How Salma is like she is, I don’t know. What I want people to feel in Tamil Nadu is not, “This woman’s shameless”, but that, “Here we have, living amongst us, in our generation, a hero. This is a Nelson Mandela.” Do you know, when she was in her little prison, she said all her girlfriends had photos of Bollywood stars and cricketers up on the walls in their rooms. She had Mandela and Che Guevara.

DP: That’s not normal.

KL: She’s not normal. But I don’t think you or I are any more normal.

*

DP: In Rough Aunties, when they find that poor boy who’s been sodomised and you think it’s a horrible situation, but the women exult that he’s not HIV positive.

KL: Yeah, it’s like “Good news!”

DP: It’s this determination to find a silver lining that you seem to have too. To find silver linings in some of the stories you tell, it’s quite incredible.

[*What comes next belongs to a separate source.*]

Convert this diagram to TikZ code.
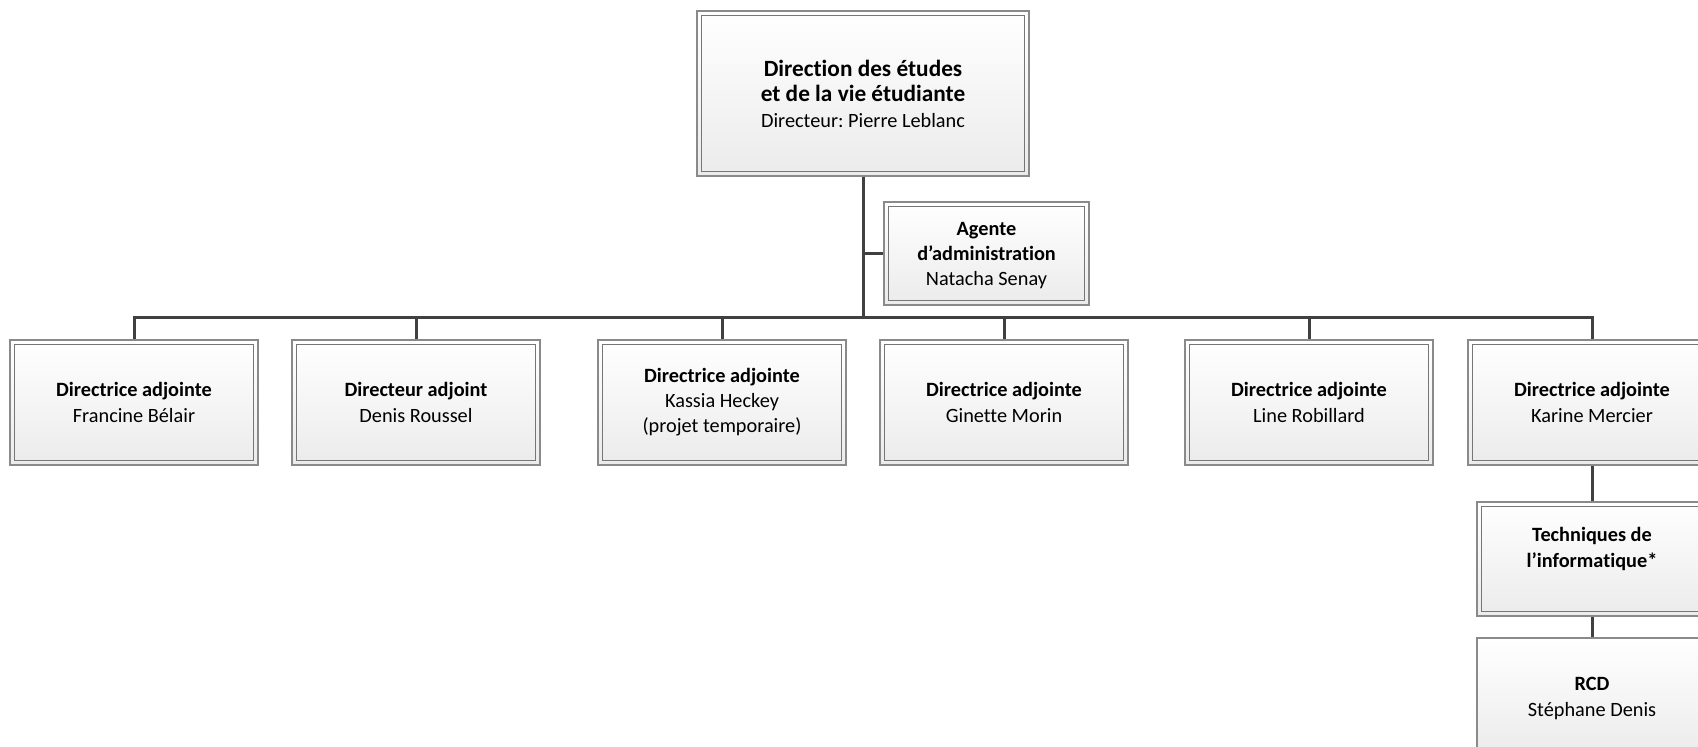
\documentclass[tikz,border=0pt]{standalone}
\usepackage{fontspec}
\setmainfont{Carlito}[Ligatures=NoCommon]
\frenchspacing
\definecolor{linec}{HTML}{404040}
\definecolor{outerc}{HTML}{8A8A8A}
\definecolor{innerc}{HTML}{767676}
\definecolor{boxbot}{HTML}{EBEBEB}
\tikzset{
  card/.style={draw=outerc, line width=1.3pt, top color=white, bottom color=boxbot,
    inner sep=0pt, align=center, text=black, font=\fontsize{20.3}{26}\selectfont},
  dbl/.style={card, path picture={\draw[innerc,line width=1.3pt]
    ([shift={(4.8pt,-4.8pt)}]path picture bounding box.north west) rectangle
    ([shift={(-4.8pt,4.8pt)}]path picture bounding box.south east);}},
  rowbox/.style={dbl, minimum width=248pt, minimum height=125pt},
  lbl/.style={align=center, inner sep=0pt, text=black, font=\fontsize{20.3}{26}\selectfont},
  conn/.style={draw=linec, line width=3pt}
}
\begin{document}
\begin{tikzpicture}[x=1pt,y=-1pt]
\useasboundingbox (0,0) rectangle (1698,747);
\clip (0,0) rectangle (1698,747);
% nodes
\node[dbl, minimum width=332pt, minimum height=165pt, font=\fontsize{20.3}{25.5}\selectfont] (top) at (863,93.5)
  {{\fontsize{23.3}{25.5}\selectfont\bfseries Direction des études}\\
   {\fontsize{23.3}{25.5}\selectfont\bfseries et de la vie étudiante}\\
   Directeur: Pierre Leblanc};
\node[dbl, minimum width=205pt, minimum height=103pt] (agent) at (986.5,253.5) {};
\node[lbl, font=\fontsize{20.3}{25}\selectfont] (agenttext) at (986.5,256)
  {\textbf{Agente}\\\textbf{d’administration}\\Natacha Senay};
\node[rowbox] (r1) at (134,402.5) {\textbf{Directrice adjointe}\\Francine Bélair};
\node[rowbox] (r2) at (416,402.5) {\textbf{Directeur adjoint}\\Denis Roussel};
\node[rowbox, font=\fontsize{20.3}{25}\selectfont] (r3) at (722,402.5) {\textbf{Directrice adjointe}\\Kassia Heckey\\(projet temporaire)};
\node[rowbox] (r4) at (1004,402.5) {\textbf{Directrice adjointe}\\Ginette Morin};
\node[rowbox] (r5) at (1309,402.5) {\textbf{Directrice adjointe}\\Line Robillard};
\node[rowbox] (r6) at (1592,402.5) {\textbf{Directrice adjointe}\\Karine Mercier};
\node[dbl, minimum width=230pt, minimum height=114pt] (tech) at (1592,559) {};
\node[lbl] (techtext) at (1592,549) {\textbf{Techniques de}\\\textbf{l’informatique*}};
\node[card, minimum width=230pt, minimum height=120pt] (rcd) at (1592,698) {\textbf{RCD}\\Stéphane Denis};
% connectors
\coordinate (bus) at (863,317);
\draw[conn] (top.south) -- (bus);
\draw[conn] (top.south |- agent.west) -- (agent.west);
\draw[conn] (r1.north) -- (r1.north |- bus) -- (r6.north |- bus) -- (r6.north);
\foreach \n in {r2,r3,r4,r5} \draw[conn] (\n.north |- bus) -- (\n.north);
\draw[conn] (r6.south) -- (tech.north);
\draw[conn] (tech.south) -- (rcd.north);
\end{tikzpicture}
\end{document}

KL: But you have to, don’t you? I wouldn’t want to make a film that’s just sad. I wouldn’t want to make The Hunt, for example. I wouldn’t want to make a film that’s just depressing and negative. That’s why I search out these people. That’s why when I heard about Salma from Urvashi (Butalia), I thought, “I’ve got to do this. This is the woman I’ve got to film.” Just the fact of Salma, just the fact of Rough Aunties, that to me is so uplifting and inspiring. What I learnt from them is that they refuse to call themselves victims, they call themselves survivors and that’s what I want the UK to learn from them. We shouldn’t make them feel ashamed, we should make them feel proud that they’re speaking out. They completely changed how I felt. …

When I was making Rough Aunties, because I’d been raped once not that long ago, Mildred told me her rape and I told her mine and I felt so great. I felt differently about it. I felt it was something that we’d both come through and it just sat differently in my life history. It just changed it. That’s why I love making these films about these women.